On-track incidents turned the day around for several contenders, none so much as 2021 champion Kyle Larson who hit the wall and broke a rear suspension piece on his car. The repairs were made but he was unable to regain enough positions to make the semi-final round. He fell two points short of Chase Briscoe, who had his own adventure when he spun with five laps to go but was able to recover to finish 9th, just enough to move into the next round.

Bell went into the race 33 points below the cut line with no chance to advance unless he finished first. “We were just there at the right time,” he said. “We rolled the dice, gambled, and it paid off for us.”
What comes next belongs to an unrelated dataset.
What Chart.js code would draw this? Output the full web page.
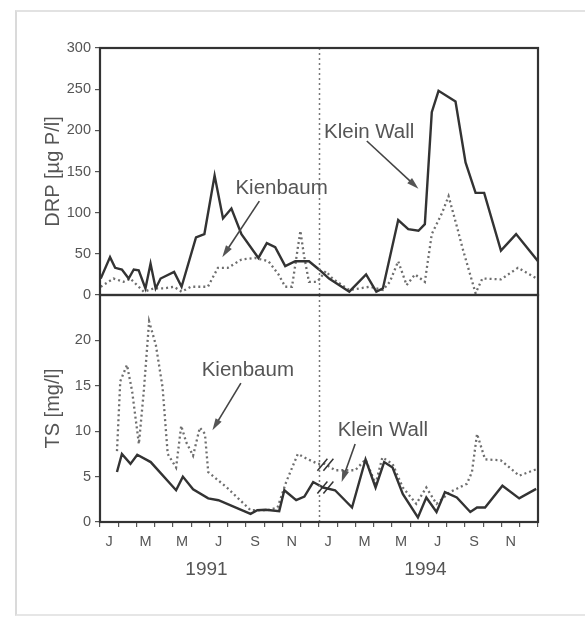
<!DOCTYPE html>
<html>
<head>
<meta charset="utf-8">
<script src="https://cdn.jsdelivr.net/npm/chart.js@4.4.0/dist/chart.umd.min.js"></script>
<style>
  body { margin: 0; background: #fff; width: 585px; height: 621px; position: relative; overflow: hidden; }
  #frame { position: absolute; left: 15px; top: 10px; width: 600px; height: 602px;
           border-left: 2px solid #dadada; border-top: 2px solid #e2e2e2; border-bottom: 2px solid #e6e6e6; }
  .box { position: absolute; left: 0; width: 585px; }
</style>
</head>
<body>
<div id="frame"></div>
<div class="box" style="top:0;height:310px"><canvas id="drp"></canvas></div>
<div class="box" style="top:280px;height:341px"><canvas id="ts"></canvas></div>
<script>
// month letters, years (x axis in months: 0 = start of Jan 1991, 12 = start of Jan 1994)
const monthLetters = ['J', 'F', 'M', 'A', 'M', 'J', 'J', 'A', 'S', 'O', 'N', 'D'];
const years = ['1991', '1994'];
const drpTicks = [0, 50, 100, 150, 200, 250, 300];
const tsTicks = [0, 5, 10, 15, 20];

// DRP [µg P/l]
const drpKleinX = [0.04, 0.55, 0.83, 1.2, 1.57, 1.85, 2.12, 2.49, 2.77, 3.05, 3.32, 4.06, 4.47, 5.26, 5.72, 6.28, 6.74, 7.2, 7.75, 8.68, 9.14, 9.6, 10.15, 10.7, 11.45, 12.0, 12.55, 13.66, 14.58, 15.14, 15.5, 16.34, 16.89, 17.45, 17.8, 18.18, 18.55, 19.48, 20.03, 20.58, 21.05, 21.97, 22.8, 24];
const drpKleinY = [20, 46, 33, 31, 20, 31, 30, 8, 38, 8, 20, 28, 10, 70, 74, 145, 93, 105, 74, 45, 63, 58, 35, 41, 41, 31, 20, 4, 25, 4, 8, 91, 80, 78, 86, 222, 248, 235, 161, 124, 124, 54, 74, 41];
const drpKienX = [0.04, 0.74, 1.29, 1.66, 2.4, 2.95, 3.5, 4.06, 4.47, 4.98, 5.91, 6.46, 7.0, 7.75, 8.49, 9.23, 9.78, 10.15, 10.52, 10.98, 11.17, 11.45, 11.9, 12.37, 12.74, 13.66, 14.77, 15.5, 15.88, 16.34, 16.8, 17.26, 17.8, 18.18, 18.73, 19.1, 19.57, 19.85, 20.58, 20.95, 21.97, 22.9, 24];
const drpKienY = [10, 20, 16, 20, 4, 8, 8, 10, 4, 10, 10, 33, 33, 43, 45, 41, 25, 10, 10, 78, 49, 16, 16, 29, 20, 6, 10, 6, 16, 41, 12, 25, 16, 74, 99, 120, 82, 58, 2, 20, 19, 33, 19];

// TS [mg/l]
const tsKleinX = [0.93, 1.2, 1.67, 2.04, 2.78, 4.17, 4.54, 5.1, 5.93, 6.49, 8.25, 8.62, 9.08, 9.82, 10.1, 10.75, 11.2, 11.68, 12.23, 12.88, 13.81, 14.55, 15.1, 15.57, 16.03, 16.59, 17.42, 17.88, 18.44, 18.9, 19.55, 20.29, 20.66, 21.1, 22.05, 22.97, 23.9];
const tsKleinY = [5.5, 7.5, 6.4, 7.4, 6.6, 3.5, 5.0, 3.6, 2.6, 2.4, 0.9, 1.3, 1.35, 1.2, 3.5, 2.4, 2.8, 4.4, 3.8, 3.5, 1.6, 6.9, 3.8, 6.6, 6.0, 3.1, 0.5, 2.7, 1.1, 3.3, 2.7, 1.1, 1.6, 1.6, 4.0, 2.6, 3.65];
const tsKienX = [0.93, 1.11, 1.48, 1.76, 2.13, 2.4, 2.69, 3.06, 3.43, 3.71, 4.17, 4.45, 4.72, 5.1, 5.47, 5.75, 5.93, 6.95, 8.25, 9.17, 9.73, 10.2, 10.84, 11.4, 11.95, 12.32, 12.88, 13.99, 14.55, 15.1, 15.47, 16.03, 16.59, 17.33, 17.88, 18.44, 19.18, 20.1, 20.38, 20.66, 21.1, 21.96, 22.97, 23.9];
const tsKienY = [7.8, 15.5, 17.3, 14.4, 8.6, 14.4, 22.1, 19.5, 14.8, 7.5, 6.0, 10.6, 8.8, 7.3, 10.4, 9.7, 5.5, 3.8, 1.3, 1.3, 1.6, 4.4, 7.5, 6.9, 6.4, 6.4, 5.7, 5.7, 6.9, 4.2, 7.1, 6.4, 3.8, 2.0, 3.8, 2.0, 3.3, 4.2, 5.5, 9.7, 6.9, 6.8, 5.1, 5.8];

const FONT = '"Liberation Sans", Arial, sans-serif';
Chart.defaults.font.family = FONT;
Chart.defaults.color = '#555';

function pts(xs, ys) {
  return xs.map((x, i) => ({ x: x, y: ys[i] }));
}

function solid(data) {
  return { data: data, borderColor: '#333', borderWidth: 2.4, pointRadius: 0, tension: 0 };
}
function dotted(data) {
  return { data: data, borderColor: '#6e6e6e', borderWidth: 2.3, borderDash: [2, 3], pointRadius: 0, tension: 0 };
}

function drawArrow(ctx, x1, y1, x2, y2) {
  const a = Math.atan2(y2 - y1, x2 - x1);
  const c = Math.cos(a), s = Math.sin(a);
  ctx.beginPath();
  ctx.moveTo(x1, y1);
  ctx.lineTo(x2 - 8 * c, y2 - 8 * s);
  ctx.stroke();
  ctx.beginPath();
  ctx.moveTo(x2, y2);
  ctx.lineTo(x2 - 12 * c + 3.5 * s, y2 - 12 * s - 3.5 * c);
  ctx.lineTo(x2 - 12 * c - 3.5 * s, y2 - 12 * s + 3.5 * c);
  ctx.closePath();
  ctx.fill();
}

// divider, frame, labels with arrows (positions in data units)
function extras(notes, more) {
  return {
    id: 'extras',
    afterDatasetsDraw(chart) {
      const { ctx, chartArea: a, scales: { x, y } } = chart;
      ctx.save();
      ctx.strokeStyle = '#777';
      ctx.lineWidth = 1.5;
      ctx.setLineDash([2, 3]);
      const xd = Math.round(x.getPixelForValue(12)) + 0.5;
      ctx.beginPath();
      ctx.moveTo(xd, a.top);
      ctx.lineTo(xd, a.bottom);
      ctx.stroke();
      ctx.setLineDash([]);

      ctx.strokeStyle = '#333';
      ctx.lineWidth = 2.2;
      ctx.strokeRect(a.left, a.top, a.right - a.left, a.bottom - a.top);

      ctx.fillStyle = '#555';
      ctx.strokeStyle = '#444';
      ctx.lineWidth = 1.6;
      ctx.font = '20.5px ' + FONT;
      ctx.textAlign = 'center';
      ctx.textBaseline = 'middle';
      notes.forEach(n => {
        ctx.fillText(n.text, x.getPixelForValue(n.at[0]), y.getPixelForValue(n.at[1]));
        drawArrow(ctx, x.getPixelForValue(n.from[0]), y.getPixelForValue(n.from[1]),
                  x.getPixelForValue(n.to[0]), y.getPixelForValue(n.to[1]));
      });
      if (more) more(chart);
      ctx.restore();
    }
  };
}

function monthAxis(showLabels, height) {
  return {
    type: 'linear', min: 0, max: 24,
    afterBuildTicks: s => {
      const t = [];
      for (let i = 0; i <= 48; i++) t.push({ value: i / 2 });
      s.ticks = t;
    },
    afterFit: s => { s.height = height; },
    ticks: {
      display: showLabels, autoSkip: false, maxRotation: 0, padding: 6,
      font: { size: 14.5 },
      callback: v => {
        if (Number.isInteger(v)) return '';
        const m = Math.floor(v) % 12;
        return m % 2 === 0 ? monthLetters[m] : '';
      }
    },
    grid: {
      display: showLabels, drawOnChartArea: false, tickLength: 5, lineWidth: 1.2,
      color: c => (c.tick && Number.isInteger(c.tick.value)) ? '#555' : 'rgba(0,0,0,0)'
    },
    border: { display: false }
  };
}

function valueAxis(max, ticks, title) {
  return {
    min: 0, max: max,
    afterFit: s => { s.width = 100; },
    afterBuildTicks: s => { s.ticks = ticks.map(v => ({ value: v })); },
    ticks: { font: { size: 14.5 }, padding: 4 },
    grid: { drawOnChartArea: false, tickLength: 5, lineWidth: 1.2, color: '#555' },
    border: { display: false },
    title: { display: true, text: title, font: { size: 20 }, color: '#555', padding: { top: 41, bottom: 0 } }
  };
}

const base = {
  responsive: true, maintainAspectRatio: false, animation: false, events: [],
  plugins: { legend: { display: false }, tooltip: { enabled: false } }
};

new Chart(document.getElementById('drp'), {
  type: 'line',
  data: { datasets: [solid(pts(drpKleinX, drpKleinY)), dotted(pts(drpKienX, drpKienY))] },
  options: Object.assign({}, base, {
    layout: { padding: { top: 48, bottom: 15, left: 0, right: 47 } },
    scales: { x: monthAxis(false, 0), y: valueAxis(300, drpTicks, 'DRP [µg P/l]') }
  }),
  plugins: [extras([
    { text: 'Klein Wall', at: [14.75, 197], from: [14.62, 187], to: [17.45, 129] },
    { text: 'Kienbaum', at: [9.95, 130], from: [8.73, 114], to: [6.7, 46] }
  ])]
});

new Chart(document.getElementById('ts'), {
  type: 'line',
  data: { datasets: [solid(pts(tsKleinX, tsKleinY)), dotted(pts(tsKienX, tsKienY))] },
  options: Object.assign({}, base, {
    layout: { padding: { top: 15, bottom: 0, left: 0, right: 47 } },
    scales: { x: monthAxis(true, 99), y: valueAxis(25, tsTicks, 'TS [mg/l]') }
  }),
  plugins: [extras([
    { text: 'Kienbaum', at: [8.1, 16.7], from: [7.72, 15.3], to: [6.16, 10.1] },
    { text: 'Klein Wall', at: [15.5, 10.1], from: [13.98, 8.6], to: [13.24, 4.4] }
  ], chart => {
    const { ctx, scales: { x, y }, chartArea: a } = chart;
    // break marks on both lines next to the divider
    ctx.strokeStyle = '#333';
    ctx.lineWidth = 1.5;
    [[12.35, 6.3], [12.35, 3.8]].forEach(p => {
      const px = x.getPixelForValue(p[0]), py = y.getPixelForValue(p[1]);
      [-3, 3].forEach(d => {
        ctx.beginPath();
        ctx.moveTo(px + d - 5, py + 6);
        ctx.lineTo(px + d + 5, py - 6);
        ctx.stroke();
      });
    });
    // year labels under each half
    ctx.fillStyle = '#555';
    ctx.font = '19px ' + FONT;
    years.forEach((t, i) => {
      ctx.fillText(t, x.getPixelForValue(6 + 12 * i) - 3, a.bottom + 48);
    });
  })]
});
</script>
</body>
</html>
Also not making the cut was rookie Austin Cindric, the winner of the Daytona 500 at the start of the year. Daniel Suarez lost his power steering but muscled the car to the finish. Unfortunately his finish was 36th, knocking him out of the playoffs, too. Alex Bowman missed his second straight race because of a concussion and is the fourth driver eliminated,

Moving ahead are Chase Eliott, Joey Logano, Ross Chastain, Bell, Ryan Blaney, William Byron, Deny Hamlin, and Briscoe.  The field will be cut to four after three more races and the champion will be decided in the last race of the year. Whichever driver in the final four has the best finish in the last race will wear the crown.

(FORMULA 1)—Max Verstappen raced through a deluge that sometimes left visibility on Japan’s Suzuka Circuit to win his twelfth race in eighteen starts this year and wrap up his second F1 championship.  The race was halted after the first two laps because of the downpour.  His championship was clinched because initial runner-up Charles LeClerc was assessed a five-second penalty that dropped him to third place.  The result leaves Verstappen 113 points in the lead with four races to go, a margin impossible for LeClerc to make up.

Verstappen becomes only the third driver in F1 history to lock up a title with four races left.  Michael Schumacher and Sebastien Vettel are the only other drivers to dominate a season as he has done this year.